▶ **DIRECTIVE**: Print the listing from its top line through the line containing "p.ygrid.visible = False", nothing more, and leave out the pictures.
*** DATA FOR THE TASK
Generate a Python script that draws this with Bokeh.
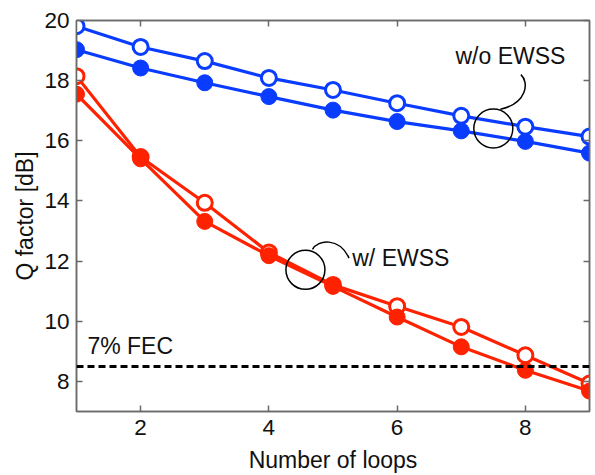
from bokeh.plotting import figure
from bokeh.models import (Range1d, FixedTicker, LinearAxis, Span, Label)
from bokeh.embed import file_html
from bokeh.resources import INLINE

# Q factor versus number of recirculating loops
loops = [1, 2, 3, 4, 5, 6, 7, 8, 9]
wo_ewss_open = [19.81, 19.12, 18.65, 18.09, 17.69, 17.25, 16.83, 16.47, 16.14]
wo_ewss_filled = [19.03, 18.42, 17.93, 17.47, 17.02, 16.64, 16.33, 15.98, 15.59]
w_ewss_open = [18.15, 15.46, 13.94, 12.29, 11.21, 10.50, 9.81, 8.87, 7.93]
w_ewss_filled = [17.55, 15.40, 13.32, 12.18, 11.16, 10.14, 9.15, 8.37, 7.68]
fec_limit = 8.5

x_ticks = [2, 4, 6, 8]
y_ticks = [8, 10, 12, 14, 16, 18, 20]

BLUE = "#0a3cff"
RED = "#ff2200"
AXIS = "#6a6a6a"
FONT = "Liberation Sans"
TEXT = "#111111"

p = figure(width=595, height=475, output_backend="svg", toolbar_location=None,
           x_range=Range1d(1, 9), y_range=Range1d(7, 20),
           min_border_left=76, min_border_right=6,
           min_border_top=20, min_border_bottom=63)
p.background_fill_color = "white"
p.border_fill_color = "white"
p.outline_line_color = AXIS
p.outline_line_width = 1.5
p.xgrid.visible = False
p.ygrid.visible = False


def style_axis(ax, show_labels=True):
    ax.axis_line_color = AXIS
    ax.axis_line_width = 1.5
    ax.major_tick_line_color = AXIS
    ax.major_tick_line_width = 1.5
    ax.major_tick_in = 6
    ax.major_tick_out = 0
    ax.minor_tick_line_color = None
    ax.major_label_text_font = FONT
    ax.major_label_text_color = TEXT
    ax.major_label_text_font_size = "22.5px"
    ax.axis_label_text_font = FONT
    ax.axis_label_text_font_style = "normal"
    ax.axis_label_text_color = TEXT
    ax.axis_label_text_font_size = "23px"
    if not show_labels:
        ax.major_label_overrides = {t: "" for t in ax.ticker.ticks}
        ax.major_label_standoff = 0


p.xaxis.ticker = FixedTicker(ticks=x_ticks)
p.yaxis.ticker = FixedTicker(ticks=y_ticks)
p.xaxis.axis_label = "Number of loops"
p.yaxis.axis_label = "Q factor [dB]"
style_axis(p.xaxis[0])
style_axis(p.yaxis[0])
p.xaxis.major_label_standoff = 8
p.xaxis.axis_label_standoff = 9
p.yaxis.major_label_standoff = 7
p.yaxis.axis_label_standoff = 3

# mirrored tick marks on the top and right edges of the box
top_axis = LinearAxis(ticker=FixedTicker(ticks=x_ticks))
right_axis = LinearAxis(ticker=FixedTicker(ticks=y_ticks))
style_axis(top_axis, show_labels=False)
style_axis(right_axis, show_labels=False)
p.add_layout(top_axis, "above")
p.add_layout(right_axis, "right")

# FEC threshold
p.add_layout(Span(location=fec_limit, dimension="width", line_color="black",
                  line_width=3, line_dash="7 4"))
p.add_layout(Label(x=1.17, y=8.76, text="7% FEC", text_font=FONT,
                   text_font_size="23px", text_color=TEXT))

# series: open markers drawn first, filled markers on top
for ys, color in ((wo_ewss_open, BLUE), (w_ewss_open, RED)):
    p.line(loops, ys, line_color=color, line_width=3.2)
    p.scatter(loops, ys, marker="circle", size=15, fill_color="white",
              line_color=color, line_width=3)
for ys, color in ((wo_ewss_filled, BLUE), (w_ewss_filled, RED)):
    p.line(loops, ys, line_color=color, line_width=3.2)
    p.scatter(loops, ys, marker="circle", size=16, fill_color=color,
              line_color=color, line_width=1)

# callouts: ring around each pair of curves with a leader to its label
p.scatter([7.50], [16.41], marker="circle", size=39, fill_color=None,
          line_color="black", line_width=1.5)
p.bezier(x0=[7.61], y0=[17.05], x1=[7.93], y1=[18.20],
         cx0=[8.03], cy0=[17.25], cx1=[8.06], cy1=[17.95],
         line_color="black", line_width=1.5)
p.add_layout(Label(x=6.91, y=18.38, text="w/o EWSS", text_font=FONT,
                   text_font_size="23px", text_color=TEXT))

p.scatter([4.57], [11.71], marker="circle", size=39, fill_color=None,
          line_color="black", line_width=1.5)
p.bezier(x0=[4.68], y0=[12.39], x1=[5.25], y1=[12.10],
         cx0=[4.76], cy0=[12.72], cx1=[5.10], cy1=[12.80],
         line_color="black", line_width=1.5)
p.add_layout(Label(x=5.30, y=11.68, text="w/ EWSS", text_font=FONT,
                   text_font_size="23px", text_color=TEXT))

open("out.html", "w").write(file_html(p, INLINE))
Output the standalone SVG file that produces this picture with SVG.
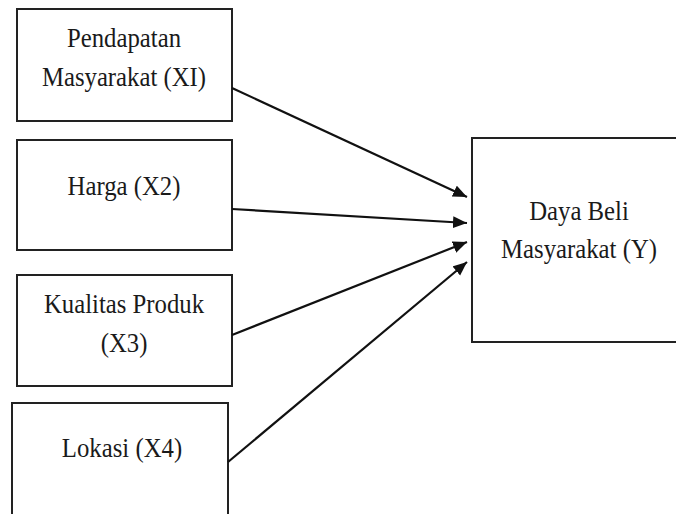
<svg xmlns="http://www.w3.org/2000/svg" width="676" height="514" viewBox="0 0 676 514">
  <style>
    .box { fill: #ffffff; stroke: #222222; stroke-width: 2; }
    .lbl { font-family: "Liberation Serif", "Times New Roman", serif; font-size: 27.5px; fill: #1a1a1a; text-anchor: middle; }
    .edge { stroke: #111111; stroke-width: 2.2; fill: none; marker-end: url(#arrow); }
  </style>
  <defs>
    <marker id="arrow" markerUnits="userSpaceOnUse" markerWidth="15" markerHeight="13" refX="14" refY="6" orient="auto">
      <path d="M0,0 L14,6 L0,12 z" fill="#111111"/>
    </marker>
  </defs>
  <rect width="676" height="514" fill="#ffffff"/>
  <g id="node-x1">
    <rect class="box" x="17" y="9" width="215" height="112"/>
    <text class="lbl" transform="translate(124,47) scale(0.9,1)">Pendapatan</text>
    <text class="lbl" transform="translate(124,86) scale(0.9,1)">Masyarakat (XI)</text>
  </g>
  <g id="node-x2">
    <rect class="box" x="17" y="140" width="215" height="110"/>
    <text class="lbl" transform="translate(124,195) scale(0.9,1)">Harga (X2)</text>
  </g>
  <g id="node-x3">
    <rect class="box" x="17" y="275" width="215" height="111"/>
    <text class="lbl" transform="translate(124,313) scale(0.9,1)">Kualitas Produk</text>
    <text class="lbl" transform="translate(124,352) scale(0.9,1)">(X3)</text>
  </g>
  <g id="node-x4">
    <rect class="box" x="12" y="403" width="216" height="120"/>
    <text class="lbl" transform="translate(122,457) scale(0.9,1)">Lokasi (X4)</text>
  </g>
  <g id="node-y">
    <rect class="box" x="472" y="138" width="214" height="204"/>
    <text class="lbl" transform="translate(579,220) scale(0.9,1)">Daya Beli</text>
    <text class="lbl" transform="translate(579,258) scale(0.9,1)">Masyarakat (Y)</text>
  </g>
  <g id="connectors">
    <line class="edge" x1="232" y1="88" x2="467" y2="197"/>
    <line class="edge" x1="232" y1="209" x2="467" y2="223"/>
    <line class="edge" x1="232" y1="335" x2="467" y2="242"/>
    <line class="edge" x1="228" y1="462" x2="467" y2="262"/>
  </g>
</svg>
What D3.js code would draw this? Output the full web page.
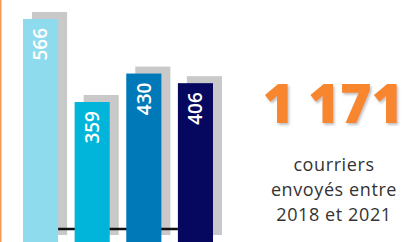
<!DOCTYPE html>
<html>
<head>
<meta charset="utf-8">
<script src="https://cdn.jsdelivr.net/npm/d3@7"></script>
<style>
  html, body { margin: 0; padding: 0; background: #fff; overflow: hidden; }
  svg { display: block; }
</style>
</head>
<body>
<div id="chart"></div>
<script>
// Données
const annees = ["2018", "2019", "2020", "2021"];
const courriers = [566, 359, 430, 406];
const couleurs = ["#8fdbee", "#00b5d9", "#0079b8", "#06075f"];
const total = "1 171";
const legende = ["courriers", "envoyés entre", "2018 et 2021"];

const width = 405,
  height = 242;

const svg = d3
  .select("#chart")
  .append("svg")
  .attr("width", width)
  .attr("height", height);

// Ombre portée du total
svg
  .append("defs")
  .append("filter")
  .attr("id", "ombre")
  .attr("x", "-10%")
  .attr("y", "-10%")
  .attr("width", "130%")
  .attr("height", "140%")
  .append("feDropShadow")
  .attr("dx", 1.5)
  .attr("dy", 2)
  .attr("stdDeviation", 1)
  .attr("flood-color", "#999")
  .attr("flood-opacity", 0.6);

const x = d3.scaleBand().domain(annees).range([23, 213]).paddingInner(0.32);
const y = d3.scaleLinear().domain([0, 566]).range([246, 19]);

// Ombre grise décalée des barres
const dx = 9,
  dy = -7;

// Filet orange à gauche
svg
  .append("rect")
  .attr("x", 0)
  .attr("y", 0)
  .attr("width", 1.5)
  .attr("height", height)
  .attr("fill", "#f59a55");

// Ombres
svg
  .append("g")
  .selectAll("rect")
  .data(courriers)
  .enter()
  .append("rect")
  .attr("x", (d, i) => x(annees[i]) + dx)
  .attr("y", (d) => y(d) + dy)
  .attr("width", x.bandwidth())
  .attr("height", (d) => y(0) - y(d) - 4)
  .attr("fill", "#c9c9c9");

// Ligne de base
svg
  .append("line")
  .attr("x1", x(annees[0]))
  .attr("x2", x(annees[3]))
  .attr("y1", 229)
  .attr("y2", 229)
  .attr("stroke", "#111")
  .attr("stroke-width", 2.5);

// Barres
svg
  .append("g")
  .selectAll("rect")
  .data(courriers)
  .enter()
  .append("rect")
  .attr("x", (d, i) => x(annees[i]))
  .attr("y", (d) => y(d))
  .attr("width", x.bandwidth())
  .attr("height", (d) => y(0) - y(d))
  .attr("fill", (d, i) => couleurs[i]);

// Valeurs (verticales)
svg
  .append("g")
  .selectAll("text")
  .data(courriers)
  .enter()
  .append("text")
  .attr("transform", (d, i) => {
    const cx = x(annees[i]) + x.bandwidth() / 2;
    return `translate(${cx},${y(d) + 9}) rotate(-90)`;
  })
  .attr("text-anchor", "end")
  .attr("dy", "0.36em")
  .style("font-family", "'Open Sans', sans-serif")
  .style("font-weight", 600)
  .style("font-size", "19px")
  .style("fill", "#fff")
  .text((d) => d);

// Total
const cxTexte = 334;
svg
  .append("text")
  .attr("x", cxTexte - 1)
  .attr("y", 123)
  .attr("text-anchor", "middle")
  .attr("filter", "url(#ombre)")
  .style("font-family", "'Open Sans', sans-serif")
  .style("font-weight", 800)
  .style("font-size", "54px")
  .style("fill", "#f7862f")
  .text(total);

// Légende sur trois lignes
svg
  .append("g")
  .selectAll("text")
  .data(legende)
  .enter()
  .append("text")
  .attr("x", cxTexte)
  .attr("y", (d, i) => 171 + i * 24.8)
  .attr("text-anchor", "middle")
  .style("font-family", "'Open Sans', sans-serif")
  .style("font-size", "18px")
  .style("letter-spacing", "0.6px")
  .style("fill", "#333")
  .text((d) => d);
</script>
</body>
</html>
******
▶ **CORRECT ANSWER**:
Generate a Python script that draws this with Bokeh.
from bokeh.plotting import figure
from bokeh.models import (Range1d, FixedTicker, LinearAxis, Span, Label)
from bokeh.embed import file_html
from bokeh.resources import INLINE

# Q factor versus number of recirculating loops
loops = [1, 2, 3, 4, 5, 6, 7, 8, 9]
wo_ewss_open = [19.81, 19.12, 18.65, 18.09, 17.69, 17.25, 16.83, 16.47, 16.14]
wo_ewss_filled = [19.03, 18.42, 17.93, 17.47, 17.02, 16.64, 16.33, 15.98, 15.59]
w_ewss_open = [18.15, 15.46, 13.94, 12.29, 11.21, 10.50, 9.81, 8.87, 7.93]
w_ewss_filled = [17.55, 15.40, 13.32, 12.18, 11.16, 10.14, 9.15, 8.37, 7.68]
fec_limit = 8.5

x_ticks = [2, 4, 6, 8]
y_ticks = [8, 10, 12, 14, 16, 18, 20]

BLUE = "#0a3cff"
RED = "#ff2200"
AXIS = "#6a6a6a"
FONT = "Liberation Sans"
TEXT = "#111111"

p = figure(width=595, height=475, output_backend="svg", toolbar_location=None,
           x_range=Range1d(1, 9), y_range=Range1d(7, 20),
           min_border_left=76, min_border_right=6,
           min_border_top=20, min_border_bottom=63)
p.background_fill_color = "white"
p.border_fill_color = "white"
p.outline_line_color = AXIS
p.outline_line_width = 1.5
p.xgrid.visible = False
p.ygrid.visible = False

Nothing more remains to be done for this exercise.